CHALLENGE =
Give the data again exactly as written, skipping any pictures.

MATERIAL PROVIDED =
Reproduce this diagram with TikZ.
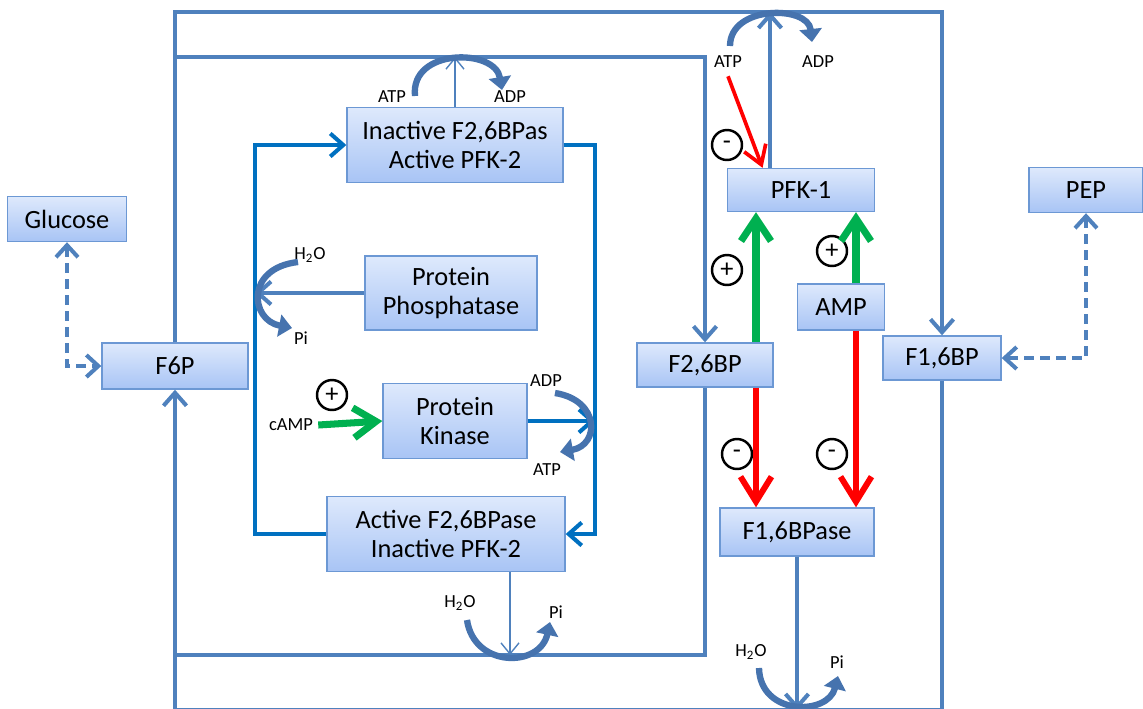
\documentclass[tikz,border=0pt]{standalone}
\usepackage{fontspec}
\setmainfont{Carlito}
\usetikzlibrary{arrows.meta}

\definecolor{lineblue}{RGB}{79,129,189}
\definecolor{sigblue}{RGB}{0,112,192}
\definecolor{curveblue}{RGB}{70,115,174}
\definecolor{boxtop}{RGB}{222,233,252}
\definecolor{boxbot}{RGB}{168,196,245}
\definecolor{boxline}{RGB}{108,152,212}
\definecolor{actgreen}{RGB}{0,176,80}
\definecolor{inhred}{RGB}{255,0,0}

\begin{document}
\begin{tikzpicture}[
  x=0.02cm, y=-0.02cm,
  box/.style={draw=boxline, line width=0.8pt, top color=boxtop, bottom color=boxbot,
    inner sep=0pt, align=center, font=\fontsize{15}{17}\selectfont},
  lbl/.style={inner sep=0pt, font=\fontsize{10.5}{12}\selectfont},
  sign/.style={circle, draw=black, line width=1.4pt, minimum size=0.6cm, inner sep=0pt,
    font=\fontsize{15}{15}\selectfont},
  flow/.style={draw=lineblue, line width=2.3pt, -{Straight Barb[length=2.6mm,width=4.6mm]}},
  plainflow/.style={draw=lineblue, line width=2.3pt},
  thinflow/.style={draw=lineblue, line width=0.8pt, -{Straight Barb[length=2.2mm,width=3.6mm]}},
  signal/.style={draw=sigblue, line width=2.3pt, -{Straight Barb[length=2.6mm,width=4.6mm]}},
  dashflow/.style={draw=lineblue, line width=2.3pt, dash pattern=on 2mm off 1.2mm,
    {Straight Barb[length=2.4mm,width=4.4mm]}-{Straight Barb[length=2.4mm,width=4.4mm]}},
  actarrow/.style={draw=actgreen, line width=4pt, -{Straight Barb[length=4.5mm,width=6mm]}},
  inharrow/.style={draw=inhred, line width=3.4pt, -{Straight Barb[length=5mm,width=6.2mm]}},
  inhthin/.style={draw=inhred, line width=2.1pt, -{Straight Barb[length=3.6mm,width=4.6mm]}},
  cofactor/.style={draw=curveblue, line width=3.6pt, -{Triangle[length=2.6mm,width=4.4mm]}}
]
\clip (0,0) rectangle (1143,708);

% metabolites and enzymes
\node[box, minimum width=2.38cm, minimum height=0.9cm] (glucose) at (67,219) {Glucose};
\node[box, minimum width=2.92cm, minimum height=0.92cm] (f6p) at (175,366) {F6P};
\node[box, minimum width=4.32cm, minimum height=1.5cm] (inact) at (455,145) {Inactive F2,6BPas\\Active PFK-2};
\node[box, minimum width=3.44cm, minimum height=1.48cm] (phos) at (451,293) {Protein\\Phosphatase};
\node[box, minimum width=2.88cm, minimum height=1.5cm] (kin) at (455,421) {Protein\\Kinase};
\node[box, minimum width=4.76cm, minimum height=1.5cm] (act) at (446,534) {Active F2,6BPase\\Inactive PFK-2};
\node[box, minimum width=2.94cm, minimum height=0.86cm] (pfk1) at (801,190) {PFK-1};
\node[box, minimum width=2.28cm, minimum height=0.9cm] (pep) at (1086,190) {PEP};
\node[box, minimum width=1.74cm, minimum height=0.92cm] (amp) at (841,307) {AMP};
\node[box, minimum width=2.72cm, minimum height=0.88cm] (f26bp) at (705,365) {F2,6BP};
\node[box, minimum width=2.36cm, minimum height=0.88cm] (f16bp) at (942,358) {F1,6BP};
\node[box, minimum width=3.08cm, minimum height=0.96cm] (f16bpase) at (797,532) {F1,6BPase};

% small labels
\node[lbl] (atp1) at (392,97) {ATP};
\node[lbl] (adp1) at (510,97) {ADP};
\node[lbl] (h2o1) at (310,255) {H\textsubscript{2}O};
\node[lbl] (pi1) at (301,338) {Pi};
\node[lbl] (camp) at (291,425) {cAMP};
\node[lbl] (adp2) at (546,381) {ADP};
\node[lbl] (atp2) at (547,470) {ATP};
\node[lbl] (h2o2) at (460,603) {H\textsubscript{2}O};
\node[lbl] (pi2) at (556,612) {Pi};
\node[lbl] (atp3) at (728,62) {ATP};
\node[lbl] (adp3) at (818,62) {ADP};
\node[lbl] (h2o3) at (751,652) {H\textsubscript{2}O};
\node[lbl] (pi3) at (837,662) {Pi};

% effector signs
\node[sign] (pcamp) at (332,395) {+};
\node[sign] (matp) at (727,145) {-};
\node[sign] (pf26) at (727,270) {+};
\node[sign] (pamp) at (832,251) {+};
\node[sign] (mf26) at (737,454) {-};
\node[sign] (mamp) at (832,454) {-};

% helper coordinates
\coordinate (otop) at (0,12);
\coordinate (obot) at (0,710);
\coordinate (itop) at (0,57);
\coordinate (ibot) at (0,655);
\coordinate (sigl) at (255,0);
\coordinate (sigr) at (595,0);
\coordinate (pfkup) at (770,12);
\coordinate (hydro) at (510,655);
\coordinate (gx1) at (756,0);
\coordinate (gx2) at (856,0);

% main cycles
\draw[flow] (f6p.north) |- (f16bp.north |- otop) -- (f16bp.north);
\draw[flow] (f16bp.south) |- (f6p.south |- obot) -- (f6p.south);
\draw[flow] (f16bpase.south) -- (f16bpase.south |- obot);
\draw[flow] (pfk1.north -| pfkup) -- (pfkup);
\draw[flow] (f6p.north) |- (f26bp.north |- itop) -- (f26bp.north);
\draw[plainflow] (f26bp.south) |- (f6p.south |- ibot);
\draw[thinflow] (inact.north) -- (inact.north |- itop);
\draw[thinflow] (act.south -| hydro) -- (hydro);

% bifunctional enzyme switch
\draw[signal] (inact.east) -- (inact.east -| sigr) |- (act.east);
\draw[signal] (act.west) -- (act.west -| sigl) |- (inact.west);
\draw[flow] (phos.west) -- (phos.west -| sigl);
\draw[signal] (kin.east) -- (kin.east -| sigr);
\draw[actarrow] (camp.east) ++(5,0) -- (kin.west);

% cofactor arcs
\draw[cofactor] (415,96) .. controls (410,48) and (495,48) .. (502,90);
\draw[cofactor] (298,262) .. controls (245,268) and (250,320) .. (292,328);
\draw[cofactor] (555,393) .. controls (600,400) and (600,445) .. (560,452);
\draw[cofactor] (467,620) .. controls (474,668) and (540,668) .. (550,622);
\draw[cofactor] (730,46) .. controls (730,5) and (808,5) .. (812,42);
\draw[cofactor] (759,668) .. controls (760,716) and (828,716) .. (838,676);

% regulation of PFK-1 and F1,6BPase
\draw[inhthin] (atp3.south) ++(0,8) -- (pfk1.150);
\draw[actarrow] (f26bp.north -| gx1) -- (pfk1.south -| gx1);
\draw[actarrow] (amp.north -| gx2) -- (pfk1.south -| gx2);
\draw[inharrow] (f26bp.south -| gx1) -- (f16bpase.north -| gx1);
\draw[inharrow] (amp.south -| gx2) -- (f16bpase.north -| gx2);

% entry and exit
\draw[dashflow] (glucose.south) |- (f6p.west);
\draw[dashflow] (pep.south) |- (f16bp.east);
\end{tikzpicture}
\end{document}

TASK RESULT =
Reproduce this diagram with TikZ.
\documentclass[tikz,border=0pt]{standalone}
\usepackage{fontspec}
\setmainfont{Carlito}
\usetikzlibrary{arrows.meta}

\definecolor{lineblue}{RGB}{79,129,189}
\definecolor{sigblue}{RGB}{0,112,192}
\definecolor{curveblue}{RGB}{70,115,174}
\definecolor{boxtop}{RGB}{222,233,252}
\definecolor{boxbot}{RGB}{168,196,245}
\definecolor{boxline}{RGB}{108,152,212}
\definecolor{actgreen}{RGB}{0,176,80}
\definecolor{inhred}{RGB}{255,0,0}

\begin{document}
\begin{tikzpicture}[
  x=0.02cm, y=-0.02cm,
  box/.style={draw=boxline, line width=0.8pt, top color=boxtop, bottom color=boxbot,
    inner sep=0pt, align=center, font=\fontsize{15}{17}\selectfont},
  lbl/.style={inner sep=0pt, font=\fontsize{10.5}{12}\selectfont},
  sign/.style={circle, draw=black, line width=1.4pt, minimum size=0.6cm, inner sep=0pt,
    font=\fontsize{15}{15}\selectfont},
  flow/.style={draw=lineblue, line width=2.3pt, -{Straight Barb[length=2.6mm,width=4.6mm]}},
  plainflow/.style={draw=lineblue, line width=2.3pt},
  thinflow/.style={draw=lineblue, line width=0.8pt, -{Straight Barb[length=2.2mm,width=3.6mm]}},
  signal/.style={draw=sigblue, line width=2.3pt, -{Straight Barb[length=2.6mm,width=4.6mm]}},
  dashflow/.style={draw=lineblue, line width=2.3pt, dash pattern=on 2mm off 1.2mm,
    {Straight Barb[length=2.4mm,width=4.4mm]}-{Straight Barb[length=2.4mm,width=4.4mm]}},
  actarrow/.style={draw=actgreen, line width=4pt, -{Straight Barb[length=4.5mm,width=6mm]}},
  inharrow/.style={draw=inhred, line width=3.4pt, -{Straight Barb[length=5mm,width=6.2mm]}},
  inhthin/.style={draw=inhred, line width=2.1pt, -{Straight Barb[length=3.6mm,width=4.6mm]}},
  cofactor/.style={draw=curveblue, line width=3.6pt, -{Triangle[length=2.6mm,width=4.4mm]}}
]
\clip (0,0) rectangle (1143,708);

% metabolites and enzymes
\node[box, minimum width=2.38cm, minimum height=0.9cm] (glucose) at (67,219) {Glucose};
\node[box, minimum width=2.92cm, minimum height=0.92cm] (f6p) at (175,366) {F6P};
\node[box, minimum width=4.32cm, minimum height=1.5cm] (inact) at (455,145) {Inactive F2,6BPas\\Active PFK-2};
\node[box, minimum width=3.44cm, minimum height=1.48cm] (phos) at (451,293) {Protein\\Phosphatase};
\node[box, minimum width=2.88cm, minimum height=1.5cm] (kin) at (455,421) {Protein\\Kinase};
\node[box, minimum width=4.76cm, minimum height=1.5cm] (act) at (446,534) {Active F2,6BPase\\Inactive PFK-2};
\node[box, minimum width=2.94cm, minimum height=0.86cm] (pfk1) at (801,190) {PFK-1};
\node[box, minimum width=2.28cm, minimum height=0.9cm] (pep) at (1086,190) {PEP};
\node[box, minimum width=1.74cm, minimum height=0.92cm] (amp) at (841,307) {AMP};
\node[box, minimum width=2.72cm, minimum height=0.88cm] (f26bp) at (705,365) {F2,6BP};
\node[box, minimum width=2.36cm, minimum height=0.88cm] (f16bp) at (942,358) {F1,6BP};
\node[box, minimum width=3.08cm, minimum height=0.96cm] (f16bpase) at (797,532) {F1,6BPase};

% small labels
\node[lbl] (atp1) at (392,97) {ATP};
\node[lbl] (adp1) at (510,97) {ADP};
\node[lbl] (h2o1) at (310,255) {H\textsubscript{2}O};
\node[lbl] (pi1) at (301,338) {Pi};
\node[lbl] (camp) at (291,425) {cAMP};
\node[lbl] (adp2) at (546,381) {ADP};
\node[lbl] (atp2) at (547,470) {ATP};
\node[lbl] (h2o2) at (460,603) {H\textsubscript{2}O};
\node[lbl] (pi2) at (556,612) {Pi};
\node[lbl] (atp3) at (728,62) {ATP};
\node[lbl] (adp3) at (818,62) {ADP};
\node[lbl] (h2o3) at (751,652) {H\textsubscript{2}O};
\node[lbl] (pi3) at (837,662) {Pi};

% effector signs
\node[sign] (pcamp) at (332,395) {+};
\node[sign] (matp) at (727,145) {-};
\node[sign] (pf26) at (727,270) {+};
\node[sign] (pamp) at (832,251) {+};
\node[sign] (mf26) at (737,454) {-};
\node[sign] (mamp) at (832,454) {-};

% helper coordinates
\coordinate (otop) at (0,12);
\coordinate (obot) at (0,710);
\coordinate (itop) at (0,57);
\coordinate (ibot) at (0,655);
\coordinate (sigl) at (255,0);
\coordinate (sigr) at (595,0);
\coordinate (pfkup) at (770,12);
\coordinate (hydro) at (510,655);
\coordinate (gx1) at (756,0);
\coordinate (gx2) at (856,0);

% main cycles
\draw[flow] (f6p.north) |- (f16bp.north |- otop) -- (f16bp.north);
\draw[flow] (f16bp.south) |- (f6p.south |- obot) -- (f6p.south);
\draw[flow] (f16bpase.south) -- (f16bpase.south |- obot);
\draw[flow] (pfk1.north -| pfkup) -- (pfkup);
\draw[flow] (f6p.north) |- (f26bp.north |- itop) -- (f26bp.north);
\draw[plainflow] (f26bp.south) |- (f6p.south |- ibot);
\draw[thinflow] (inact.north) -- (inact.north |- itop);
\draw[thinflow] (act.south -| hydro) -- (hydro);

% bifunctional enzyme switch
\draw[signal] (inact.east) -- (inact.east -| sigr) |- (act.east);
\draw[signal] (act.west) -- (act.west -| sigl) |- (inact.west);
\draw[flow] (phos.west) -- (phos.west -| sigl);
\draw[signal] (kin.east) -- (kin.east -| sigr);
\draw[actarrow] (camp.east) ++(5,0) -- (kin.west);

% cofactor arcs
\draw[cofactor] (415,96) .. controls (410,48) and (495,48) .. (502,90);
\draw[cofactor] (298,262) .. controls (245,268) and (250,320) .. (292,328);
\draw[cofactor] (555,393) .. controls (600,400) and (600,445) .. (560,452);
\draw[cofactor] (467,620) .. controls (474,668) and (540,668) .. (550,622);
\draw[cofactor] (730,46) .. controls (730,5) and (808,5) .. (812,42);
\draw[cofactor] (759,668) .. controls (760,716) and (828,716) .. (838,676);

% regulation of PFK-1 and F1,6BPase
\draw[inhthin] (atp3.south) ++(0,8) -- (pfk1.150);
\draw[actarrow] (f26bp.north -| gx1) -- (pfk1.south -| gx1);
\draw[actarrow] (amp.north -| gx2) -- (pfk1.south -| gx2);
\draw[inharrow] (f26bp.south -| gx1) -- (f16bpase.north -| gx1);
\draw[inharrow] (amp.south -| gx2) -- (f16bpase.north -| gx2);

% entry and exit
\draw[dashflow] (glucose.south) |- (f6p.west);
\draw[dashflow] (pep.south) |- (f16bp.east);
\end{tikzpicture}
\end{document}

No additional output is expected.